A Comprehensive Grammar to Hammurabi"s Stele
Price 61.75 - 133.00 USD
Probably more than anything else, a knowledge of Akkadian language and literature has taught the world of twentieth-century scholarship about the Bible within its Ancient Middle Eastern context. One of the most important sources of this knowledge stems from the many publications in the earlier part of that century concerned with the laws of Hammurabi. In his previous book on the subject the author provided a complete index of the vocabulary of that long inscription. He now provides a complete grammar, so that a student of Akkadian can learn the elements of the language by reading the stele as a whole. The standard hand-copy of the cuneiform text is set out in columns opposite a phonetic transcription, thus the comprehensive set of citations illustrating various points of Akkadian grammar presented in subsequent chapters can be easily checked within their wider linguistic context. This is supplemented with an alphabetically arranged list of the phonetic values of all the cuneiform signs that occur in the text which includes Sumerograms as well as phonograms. The quality of the excellent original photographs of the stele taken soon after it had been excavated merits their inclusion as an appendix.
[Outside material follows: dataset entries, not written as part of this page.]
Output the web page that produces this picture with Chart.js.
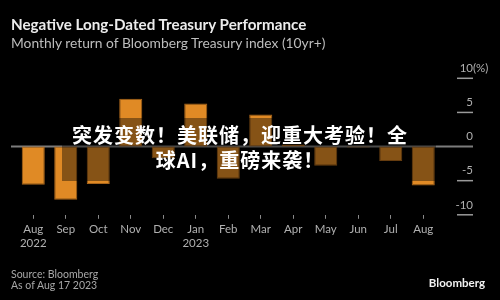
<!DOCTYPE html>
<html>
<head>
<meta charset="utf-8">
<script src="https://cdn.jsdelivr.net/npm/chart.js@4"></script>
<style>
  body { margin: 0; background: #000; }
  #wrap { position: relative; width: 500px; height: 300px; background: #000; overflow: hidden; font-family: Lato, "Noto Sans", sans-serif; }
  #chart { position: absolute; left: 0; top: 0; }
  .title { position: absolute; left: 11px; top: 15px; color: #ececec; font-weight: bold; font-size: 15.2px; white-space: nowrap; }
  .subtitle { position: absolute; left: 11px; top: 34px; color: #bdbdbd; font-size: 13.8px; white-space: nowrap; }
  .source { position: absolute; left: 11px; top: 269px; color: #a8a8a8; font-size: 10.5px; line-height: 10.5px; }
  .logo { position: absolute; right: 15px; top: 276px; color: #f2f2f2; font-weight: bold; font-size: 11.5px; }
  .shade { position: absolute; left: 62px; top: 118px; width: 374px; height: 63px; background: rgba(0,0,0,0.4); }
  .headline { position: absolute; left: 40px; width: 400px; top: 122px; text-align: center; color: #fff; font-family: "Noto Sans CJK SC", sans-serif; font-weight: bold; font-size: 20px; line-height: 25px; letter-spacing: 1px; }
</style>
</head>
<body>
<div id="wrap">
  <canvas id="chart" width="500" height="300"></canvas>
  <div class="title">Negative Long-Dated Treasury Performance</div>
  <div class="subtitle">Monthly return of Bloomberg Treasury index (10yr+)</div>
  <div class="source">Source: Bloomberg<br>As of Aug 17 2023</div>
  <div class="logo">Bloomberg</div>
  <div class="shade"></div>
  <div class="headline">突发变数！美联储，迎重大考验！全<br>球AI，重磅来袭！</div>
</div>
<script>
const months = ['Aug', 'Sep', 'Oct', 'Nov', 'Dec', 'Jan', 'Feb', 'Mar', 'Apr', 'May', 'Jun', 'Jul', 'Aug'];
const years = ['2022', '', '', '', '', '2023', '', '', '', '', '', '', ''];
const returns = [-5.6, -7.8, -5.5, 7.0, -1.7, 6.3, -4.7, 4.7, 0.3, -2.8, -0.15, -2.1, -5.7];
const yTicks = [10, 5, 0, -5, -10];

// zero line, y tick marks and labels on the right
const yAxisPlugin = {
    id: 'yAxisRight',
    beforeDatasetsDraw(chart) {
        const ctx = chart.ctx;
        const y = chart.scales.y;
        const y0 = y.getPixelForValue(0);
        ctx.save();
        ctx.strokeStyle = '#7c7c7c';
        ctx.lineWidth = 2;
        ctx.beginPath();
        ctx.moveTo(11, y0);
        ctx.lineTo(473, y0);
        ctx.stroke();
        ctx.restore();
    },
    afterDraw(chart) {
        const ctx = chart.ctx;
        const y = chart.scales.y;
        ctx.save();
        ctx.font = '11.5px Lato, "Noto Sans", sans-serif';
        ctx.textBaseline = 'middle';
        yTicks.forEach(v => {
            const py = y.getPixelForValue(v);
            if (v !== 0) {
                ctx.strokeStyle = '#9a9a9a';
                ctx.lineWidth = 1.5;
                ctx.beginPath();
                ctx.moveTo(457, py);
                ctx.lineTo(473, py);
                ctx.stroke();
            }
            ctx.fillStyle = '#b0b0b0';
            ctx.textAlign = 'right';
            ctx.fillText(String(v), 473, py - 10);
            if (v === yTicks[0]) {
                ctx.textAlign = 'left';
                ctx.fillText('(%)', 473, py - 10);
            }
        });
        ctx.restore();
    }
};

new Chart(document.getElementById('chart'), {
    type: 'bar',
    data: {
        labels: months,
        datasets: [{
            data: returns,
            backgroundColor: '#e08a25',
            borderColor: '#a9651a',
            borderWidth: 1,
            borderSkipped: false,
            barPercentage: 0.71,
            categoryPercentage: 1
        }]
    },
    options: {
        responsive: false,
        animation: false,
        layout: { padding: { left: 17, right: 60.5, top: 78.3, bottom: 45.6 } },
        plugins: { legend: { display: false }, tooltip: { enabled: false } },
        scales: {
            x: {
                grid: { display: true, drawOnChartArea: false, offset: false, tickLength: 4, color: '#8a8a8a', lineWidth: 1 },
                border: { display: false },
                ticks: {
                    color: '#b0b0b0',
                    font: { family: 'Lato, "Noto Sans", sans-serif', size: 11.5 },
                    padding: 4,
                    maxRotation: 0,
                    autoSkip: false,
                    callback: (val, i) => years[i] ? [months[i], years[i]] : months[i]
                }
            },
            y: { display: false, min: -10, max: 10 }
        }
    },
    plugins: [yAxisPlugin]
});
</script>
</body>
</html>
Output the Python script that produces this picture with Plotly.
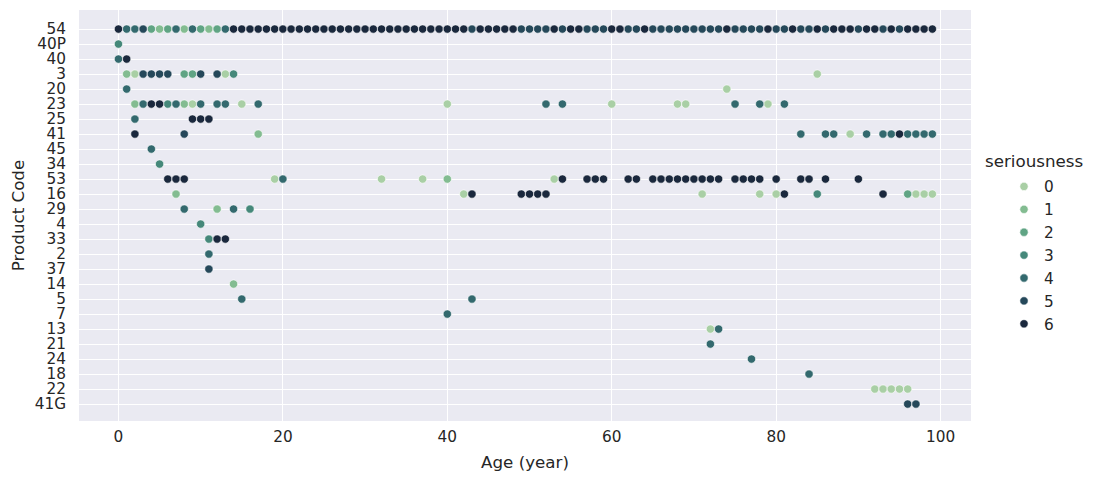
import numpy as np
import plotly.graph_objects as go

# ---------------- data ----------------
product_codes = ["54", "40P", "40", "3", "20", "23", "25", "41", "45", "34", "53", "16",
                 "29", "4", "33", "2", "37", "14", "5", "7", "13", "21", "24", "18", "22", "41G"]
levels = [0, 1, 2, 3, 4, 5, 6]
x_ticks = [0, 20, 40, 60, 80, 100]

age_54 = [0, 1, 2, 3, 4, 5, 6, 7, 8, 9, 10, 11, 12, 13, 14, 15, 16, 17, 18, 19, 20, 21, 22, 23, 24,
          25, 26, 27, 28, 29, 30, 31, 32, 33, 34, 35, 36, 37, 38, 39, 40, 41, 42, 43, 44, 45, 46, 47,
          48, 49, 50, 51, 52, 53, 54, 55, 56, 57, 58, 59, 60, 61, 62, 63, 64, 65, 66, 67, 68, 69, 70,
          71, 72, 73, 74, 75, 76, 77, 78, 79, 80, 81, 82, 83, 84, 85, 86, 87, 88, 89, 90, 91, 92, 93,
          94, 95, 96, 97, 98, 99]
sev_54 = [6, 4, 4, 5, 2, 1, 2, 4, 1, 4, 2, 1, 2, 4, 6, 6, 6, 6, 6, 6, 6, 6, 6, 6, 6,
          6, 6, 6, 6, 6, 6, 6, 6, 6, 6, 6, 6, 6, 6, 6, 6, 6, 6, 5, 6, 6, 6, 6,
          6, 5, 5, 5, 5, 6, 5, 6, 6, 5, 5, 5, 6, 6, 5, 5, 6, 5, 5, 5, 5, 5, 5,
          5, 5, 5, 6, 5, 5, 5, 5, 6, 5, 5, 6, 5, 5, 6, 5, 6, 6, 6, 5, 6, 6, 5,
          6, 5, 6, 6, 6, 6]
age_40P = [0]
sev_40P = [3]
age_40 = [0, 1]
sev_40 = [4, 6]
age_3 = [1, 2, 3, 4, 5, 6, 8, 9, 10, 12, 13, 14, 85]
sev_3 = [1, 0, 5, 5, 5, 5, 2, 2, 5, 5, 0, 3, 0]
age_20 = [1, 74]
sev_20 = [4, 0]
age_23 = [2, 3, 4, 5, 6, 7, 8, 9, 10, 12, 13, 15, 17, 40, 52, 54, 60, 68, 69, 75, 78, 79, 81]
sev_23 = [1, 4, 6, 6, 3, 4, 1, 0, 4, 4, 4, 0, 4, 0, 4, 4, 0, 0, 0, 4, 4, 0, 4]
age_25 = [2, 9, 10, 11]
sev_25 = [4, 6, 6, 6]
age_41 = [2, 8, 17, 83, 86, 87, 89, 91, 93, 94, 95, 96, 97, 98, 99]
sev_41 = [6, 5, 1, 4, 4, 4, 0, 4, 4, 4, 6, 4, 4, 4, 4]
age_45 = [4]
sev_45 = [4]
age_34 = [5]
sev_34 = [3]
age_53 = [6, 7, 8, 19, 20, 32, 37, 40, 53, 54, 57, 58, 59, 62, 63, 65, 66, 67, 68, 69, 70, 71,
          72, 73, 75, 76, 77, 78, 80, 83, 84, 86, 90]
sev_53 = [6, 6, 6, 0, 4, 0, 0, 1, 0, 6, 6, 6, 6, 6, 6, 6, 6, 6, 6, 6, 6, 6,
          6, 6, 6, 6, 6, 6, 6, 6, 6, 6, 6]
age_16 = [7, 42, 43, 49, 50, 51, 52, 71, 78, 80, 81, 85, 93, 96, 97, 98, 99]
sev_16 = [1, 0, 6, 6, 6, 6, 6, 0, 0, 0, 6, 3, 6, 2, 0, 0, 0]
age_29 = [8, 12, 14, 16]
sev_29 = [4, 1, 4, 3]
age_4 = [10]
sev_4 = [3]
age_33 = [11, 12, 13]
sev_33 = [3, 6, 6]
age_2 = [11]
sev_2 = [4]
age_37 = [11]
sev_37 = [5]
age_14 = [14]
sev_14 = [1]
age_5 = [15, 43]
sev_5 = [4, 4]
age_7 = [40]
sev_7 = [4]
age_13 = [72, 73]
sev_13 = [0, 4]
age_21 = [72]
sev_21 = [4]
age_24 = [77]
sev_24 = [4]
age_18 = [84]
sev_18 = [4]
age_22 = [92, 93, 94, 95, 96]
sev_22 = [0, 0, 0, 0, 0]
age_41G = [96, 97]
sev_41G = [5, 5]

rows = {
    "54": (age_54, sev_54), "40P": (age_40P, sev_40P), "40": (age_40, sev_40),
    "3": (age_3, sev_3), "20": (age_20, sev_20), "23": (age_23, sev_23),
    "25": (age_25, sev_25), "41": (age_41, sev_41), "45": (age_45, sev_45),
    "34": (age_34, sev_34), "53": (age_53, sev_53), "16": (age_16, sev_16),
    "29": (age_29, sev_29), "4": (age_4, sev_4), "33": (age_33, sev_33),
    "2": (age_2, sev_2), "37": (age_37, sev_37), "14": (age_14, sev_14),
    "5": (age_5, sev_5), "7": (age_7, sev_7), "13": (age_13, sev_13),
    "21": (age_21, sev_21), "24": (age_24, sev_24), "18": (age_18, sev_18),
    "22": (age_22, sev_22), "41G": (age_41G, sev_41G),
}

code_all, age_all, sev_all = [], [], []
for c in product_codes:
    a, s = rows[c]
    code_all += [c] * len(a)
    age_all += a
    sev_all += s
code_all = np.array(code_all)
age_all = np.array(age_all)
sev_all = np.array(sev_all)

# ------------- seaborn "ch:r=-.5,l=.75" palette -------------
def cubehelix(x, start=0.0, rot=-0.5, gamma=1.0, hue=0.8):
    xg = x ** gamma
    a = hue * xg * (1 - xg) / 2
    phi = 2 * np.pi * (start / 3 + rot * x)
    r = xg + a * (-0.14861 * np.cos(phi) + 1.78277 * np.sin(phi))
    g = xg + a * (-0.29227 * np.cos(phi) - 0.90649 * np.sin(phi))
    b = xg + a * (1.97294 * np.cos(phi))
    return np.clip([r, g, b], 0, 1)

light, dark = 0.75, 0.15
def level_color(v):
    idx = min(int(v / 6 * 256), 255)
    x = light + (dark - light) * idx / 255
    r, g, b = cubehelix(x)
    return f"rgb({int(round(r*255))},{int(round(g*255))},{int(round(b*255))})"

# ---------------- figure ----------------
# page body has an 8px margin: figure is sized/positioned to compensate
W, H = 1087, 476
L, T = 71, 2
PW, PH = 892, 411

fig = go.Figure()
for lv in levels:
    m = sev_all == lv
    fig.add_trace(go.Scatter(
        x=age_all[m], y=code_all[m], mode="markers", name=str(lv),
        legendgroup=str(lv),
        marker=dict(size=8.3, color=level_color(lv), line=dict(color="white", width=0.6)),
    ))

font_color = "#262626"
fig.update_layout(
    width=W, height=H,
    margin=dict(l=L, r=W - L - PW, t=T, b=H - T - PH, autoexpand=False),
    paper_bgcolor="white", plot_bgcolor="#EAEAF2",
    font=dict(family="DejaVu Sans", color=font_color, size=15.3),
    showlegend=True,
    legend=dict(
        font=dict(size=15.3, color=font_color),
        x=(1004 - 8 - L) / PW, xanchor="left",
        y=(T + PH - (170 - 8)) / PH, yanchor="top",
        bgcolor="rgba(0,0,0,0)", tracegroupgap=0, itemwidth=30,
    ),
    annotations=[dict(
        text="seriousness", xref="paper", yref="paper",
        x=(983 - 8 - L) / PW, xanchor="left",
        y=(T + PH - (161 - 8)) / PH, yanchor="middle",
        showarrow=False, font=dict(size=16.7, color=font_color),
    )],
)
fig.update_xaxes(
    range=[-4.8, 103.7], tickmode="array", tickvals=x_ticks,
    ticktext=[str(v) for v in x_ticks],
    showgrid=True, gridcolor="white", gridwidth=1.3, zeroline=False,
    showline=False, ticks="", ticklabelstandoff=5,
    title=dict(text="Age (year)", font=dict(size=16.7), standoff=11),
    tickfont=dict(size=15.3),
)
fig.update_yaxes(
    type="category", categoryorder="array", categoryarray=product_codes,
    tickmode="array", tickvals=product_codes, ticktext=product_codes,
    range=[25 + 1.13, -1.27],
    showgrid=True, gridcolor="white", gridwidth=1.3, zeroline=False,
    showline=False, ticks="", ticklabelstandoff=12,
    title=dict(text="Product Code", font=dict(size=16.7), standoff=8),
    tickfont=dict(size=15.3),
)

fig.write_html("out.html")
This book, when used in conjunction with the author"s previous Hammurabi"s Laws, makes it possible for a student to learn to read and understand the whole text of Hammurabi"s Stele. Mervyn Richardson studied Semitic languages in England, principally at the University of Durham, but also at the University of London. His teaching career was spent at the University of Manchester. There he was very actively involved with the editing of the Journal of Semitic Studies. He currently works at Leiden University where he is an honorary research worker and is the author of the English edition of Hebrew and Aramaic Lexicon of the Old Testament (based on the German edition by L. Koehler and W. Baumgartener), and also of Hammurabi"s Laws.